Jubal: I have "I love Tom Cruise" tattooed on my inner lip. It was from a radio bit, but it's a great conversation starter.
10) What music do you listen to when you're not working?
Brooke: Right now, I'm loving Twenty One Pilots, Elle King, Kacey Musgraves and Nathaniel Rateliff. However, with a two-year-old at home, "Wheels on the Bus" and "Jingle Bells" get more spins.
Jubal: I listen to a lot of Motown and Funk, but mostly, I listen to Hip-Hop. I usually only listen to music when I work out, and it's always the same song, on repeat, for about a month until I find a new one. Right now, it's Maino's "Harder Than Them." Last month, it was The Game's "El Chapo." I'll let you know what next month's song selection will be.
What's the biggest gaffe you've made on-air?
Brooke: The only time I didn't prep for an interview was with Billy Ray Cyrus. I'm not a huge Country fan, but growing up in a rural town of 700 people, I figured that gave me authority enough on the subject. Throughout the conversation, I kept referencing "Boot Scootin' Boogie" and how much I loved it. Finally at the very end, he awkwardly interrupted to inform me that wasn't his song. I'm not sure who I insulted more ... him or Brooks & Dunn.

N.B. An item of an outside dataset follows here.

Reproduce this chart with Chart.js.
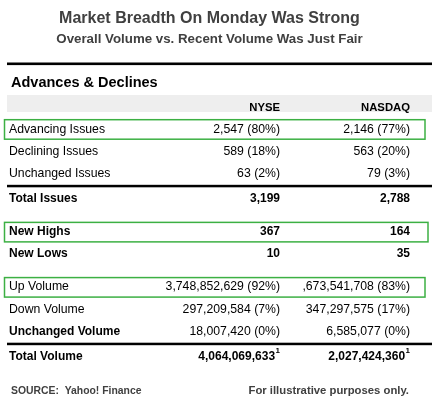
<!DOCTYPE html>
<html>
<head>
<meta charset="utf-8">
<script src="https://cdn.jsdelivr.net/npm/chart.js@4.4.1/dist/chart.umd.min.js"></script>
<style>
  html, body { margin: 0; padding: 0; background: #ffffff; width: 432px; height: 411px; overflow: hidden; }
  canvas { display: block; }
</style>
</head>
<body>
<canvas id="c" width="432" height="411" style="width:432px;height:411px"></canvas>
<script>
// ---------- data ----------
const chartTitle = 'Market Breadth On Monday Was Strong';
const chartSubtitle = 'Overall Volume vs. Recent Volume Was Just Fair';
const sectionTitle = 'Advances & Declines';
const columns = ['NYSE', 'NASDAQ'];
const rowLabels = [
  'Advancing Issues', 'Declining Issues', 'Unchanged Issues', 'Total Issues',
  'New Highs', 'New Lows',
  'Up Volume', 'Down Volume', 'Unchanged Volume', 'Total Volume'
];
// what separates each row from the one above it
const rowBreaks = ['', '', '', 'rule', 'space', '', 'space', '', '', 'rule'];
const nyseCounts = [2547, 589, 63, 3199, 367, 10, 3748852629, 297209584, 18007420, 4064069633];
const nysePercents = [80, 18, 2, null, null, null, 92, 7, 0, null];
const nasdaqCounts = [2146, 563, 79, 2788, 164, 35, 1673541708, 347297575, 6585077, 2027424360];
const nasdaqPercents = [77, 20, 3, null, null, null, 83, 17, 0, null];
const footnotes = [null, null, null, null, null, null, null, null, null, '1'];
const boldLabelRows = ['Total Issues', 'New Highs', 'New Lows', 'Unchanged Volume', 'Total Volume'];
const boldValueRows = ['Total Issues', 'New Highs', 'New Lows', 'Total Volume'];
const highlightedRows = ['Advancing Issues', 'New Highs', 'Up Volume'];
const sourceNote = 'SOURCE:  Yahoo! Finance';
const disclaimer = 'For illustrative purposes only.';

// ---------- styles ----------
const FONT = '"Liberation Sans", Arial, Helvetica, sans-serif';
const GREEN = '#3cb043';
const TITLE_GREY = '#404040';
const wideHighlight = { 'New Highs': 428 };

// row positions (in row units) derived from the row structure
const rowPos = [];
(function () {
  let u = 0;
  rowBreaks.forEach((b, i) => {
    if (i > 0) u += 1 + (b === 'rule' ? 0.15 : b === 'space' ? 0.5 : 0);
    rowPos.push(u);
  });
})();

function fmt(n, p) {
  return n.toLocaleString('en-US') + (p === null ? '' : ' (' + p + '%)');
}

const tablePlugin = {
  id: 'tableDecor',
  beforeDraw(chart) {
    const ctx = chart.ctx;
    ctx.save();
    ctx.fillStyle = '#ffffff';
    ctx.fillRect(0, 0, chart.width, chart.height);
    ctx.fillStyle = '#000000';
    ctx.fillRect(7, 62.5, 425, 2.6);
    ctx.font = 'bold 14.5px ' + FONT;
    ctx.textAlign = 'left';
    ctx.textBaseline = 'middle';
    ctx.fillText(sectionTitle, 11, 82.7);
    ctx.fillStyle = '#eeeeee';
    ctx.fillRect(7, 95, 425, 17);
    ctx.restore();
  },
  afterDatasetsDraw(chart) {
    const ctx = chart.ctx;
    const yScale = chart.scales.y;
    ctx.save();
    // rules between groups
    ctx.fillStyle = '#000000';
    rowBreaks.forEach((b, i) => {
      if (b === 'rule') {
        const y = yScale.getPixelForValue((rowPos[i] + rowPos[i - 1]) / 2);
        ctx.fillRect(7, y - 1.25, 425, 2.5);
      }
    });
    // highlight boxes
    ctx.strokeStyle = GREEN;
    ctx.lineWidth = 1.5;
    highlightedRows.forEach(name => {
      const i = rowLabels.indexOf(name);
      const y = yScale.getPixelForValue(rowPos[i]);
      const right = wideHighlight[name] || 425;
      ctx.strokeRect(4.5, y - 9.5, right - 4.5, 19.5);
    });
    // cell values
    chart.data.datasets.forEach((ds, d) => {
      const meta = chart.getDatasetMeta(d);
      meta.data.forEach((el, i) => {
        const bold = boldValueRows.includes(rowLabels[i]);
        const text = fmt(ds.counts[i], ds.percents[i]);
        ctx.save();
        if (ds.clipWidth) {
          ctx.beginPath();
          ctx.rect(el.x - ds.clipWidth, el.y - 12, ds.clipWidth + 20, 24);
          ctx.clip();
        }
        ctx.fillStyle = '#000000';
        ctx.textBaseline = 'middle';
        ctx.textAlign = 'right';
        let right = el.x;
        if (footnotes[i]) {
          ctx.font = 'bold 8px ' + FONT;
          const w = ctx.measureText(footnotes[i]).width;
          ctx.textAlign = 'left';
          ctx.fillText(footnotes[i], right - w, el.y - 6);
          right -= w + 0.5;
          ctx.textAlign = 'right';
        }
        ctx.font = (bold ? 'bold 12px ' : '12.25px ') + FONT;
        ctx.fillText(text, right, el.y);
        ctx.restore();
      });
    });
    ctx.restore();
  },
  afterDraw(chart) {
    const ctx = chart.ctx;
    ctx.save();
    ctx.fillStyle = TITLE_GREY;
    ctx.textBaseline = 'middle';
    ctx.font = 'bold 10.4px ' + FONT;
    ctx.textAlign = 'left';
    ctx.fillText(sourceNote, 11, 391);
    ctx.font = 'bold 11.3px ' + FONT;
    ctx.textAlign = 'right';
    ctx.fillText(disclaimer, 409, 391);
    ctx.restore();
  }
};

new Chart(document.getElementById('c'), {
  type: 'line',
  data: {
    labels: columns,
    datasets: [
      { label: columns[0], data: rowPos.map(y => ({ x: columns[0], y })), counts: nyseCounts, percents: nysePercents,
        showLine: false, pointRadius: 0, pointHoverRadius: 0 },
      { label: columns[1], data: rowPos.map(y => ({ x: columns[1], y })), counts: nasdaqCounts, percents: nasdaqPercents,
        clipWidth: 107.5, showLine: false, pointRadius: 0, pointHoverRadius: 0 }
    ]
  },
  options: {
    responsive: false,
    animation: false,
    events: [],
    layout: { padding: { left: 9, right: 22, top: 0, bottom: 40 } },
    plugins: {
      legend: { display: false },
      tooltip: { enabled: false },
      title: {
        display: true, text: chartTitle, color: TITLE_GREY,
        font: { family: FONT, size: 16, weight: 'bold' },
        padding: { top: 8.7, bottom: 0 }
      },
      subtitle: {
        display: true, text: chartSubtitle, color: TITLE_GREY,
        font: { family: FONT, size: 13.3, weight: 'bold' },
        padding: { top: 3.4, bottom: 50 }
      }
    },
    scales: {
      x: {
        type: 'category',
        position: 'top',
        offset: false,
        grid: { display: false, drawTicks: false },
        border: { display: false },
        ticks: {
          align: 'end', padding: 4, maxRotation: 0, autoSkip: false, color: '#000000',
          font: { family: FONT, size: 11.3, weight: 'bold' }
        }
      },
      y: {
        type: 'linear',
        reverse: true,
        min: -0.47,
        max: 10.95,
        grid: { display: false, drawTicks: false },
        border: { display: false },
        afterBuildTicks(scale) { scale.ticks = rowPos.map(v => ({ value: v })); },
        afterFit(scale) { scale.width = 271; },
        ticks: {
          autoSkip: false,
          crossAlign: 'far',
          padding: 0,
          color: '#000000',
          callback: (value, index) => rowLabels[index],
          font: (ctx) => {
            const bold = boldLabelRows.includes(rowLabels[ctx.index]);
            return { family: FONT, size: bold ? 12 : 12.25, weight: bold ? 'bold' : 'normal' };
          }
        }
      }
    }
  },
  plugins: [tablePlugin]
});
</script>
</body>
</html>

Jubal: Wow! Where do I start, or finish, for that matter? There have been a lot of them. The funniest blunder I've ever had was years ago. I had a comedy show the night before, and the gig was a six-hour drive away. So I did the gig and drove straight to work with no sleep. I was exhausted and falling asleep while talking. The show was discussing something and I was standing there hallucinating that we were talking about Scott Savol (a contestant on American Idol at the time who was pretty heavy-set). In the middle of everyone's conversation I just blurted out "FAT BOY." Everybody stopped talking and looked at me like, "What did you just say?" I tried to explain my lack of sleep and my dreaming about Scott Savol, and it actually ended up being a pretty funny moment on the show. I try to get more sleep now.